You won’t find Stencil Systems products in The Home Depot or other similar retail stores. Both master distributors sell directly to contractors in their territory, as well to a select group of local distributors that meet certain criteria. To keep business profitable for all, local distributors don’t compete with one another. “We don’t want to create a ‘Black & Decker effect’ and have too many distributors in one area,” Adams says.
For those of you wondering, there are no franchise fees. “You don’t have to pay to play,” Maxfield adds.

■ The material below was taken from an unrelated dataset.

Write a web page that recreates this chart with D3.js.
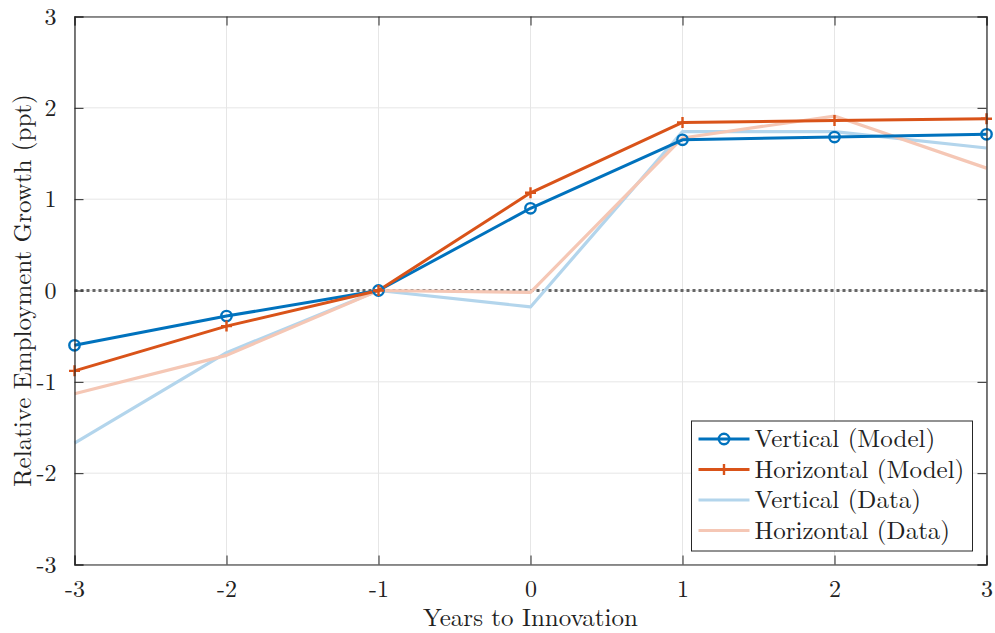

“It’s our goal to have enough distributors so that everyone is within a two-day ship,” Adams says. Last March, for instance, Texoma welcomed Mt. Union Lumber & Supply in Pennsylvania on board to distribute wares in a nine-state region. “It all comes down to better customer service,” she says.
Contractors are king
Any way you slice it, Paepke says, the contractor is the ultimate customer. The company makes it its business to listen to what contractors have to say about its products, which are constantly being fine-tuned and improved “by the contractor, for the contractor.”
Both master distributors offer free training seminars to their customers. Seminars are routinely held in Texas and Utah, as well as other locations around the country. Basic seminars are usually held in the spring while advanced seminars are offered in the fall. Both run for two days. For more information on upcoming seminars, check www.stencilsystems.com for dates and locations.
Paepke recommends that those new to stenciling start with a smaller area than they would normally tackle. “Give yourself a little cushion area when you first start out. It’s a lot different from a seminar setting to an actual job. Keep it basic and simple and build from there. Don’t bite off more than you can chew.
“There are certain rules you have to follow when using stencils,” Paepke continues. “We teach the basics but then you take your creativity and apply that to our process. You can have your own special technique and create your own special look. Decorative concrete is an art. If you can stencil and stamp, you can get some gorgeous looks you can’t get with just one or the other.”
Contractors should be concentrating on their technique, he concludes. “The last thing we want you to do is worry about the product.” And with Stencil Systems, that’s not part of the pattern.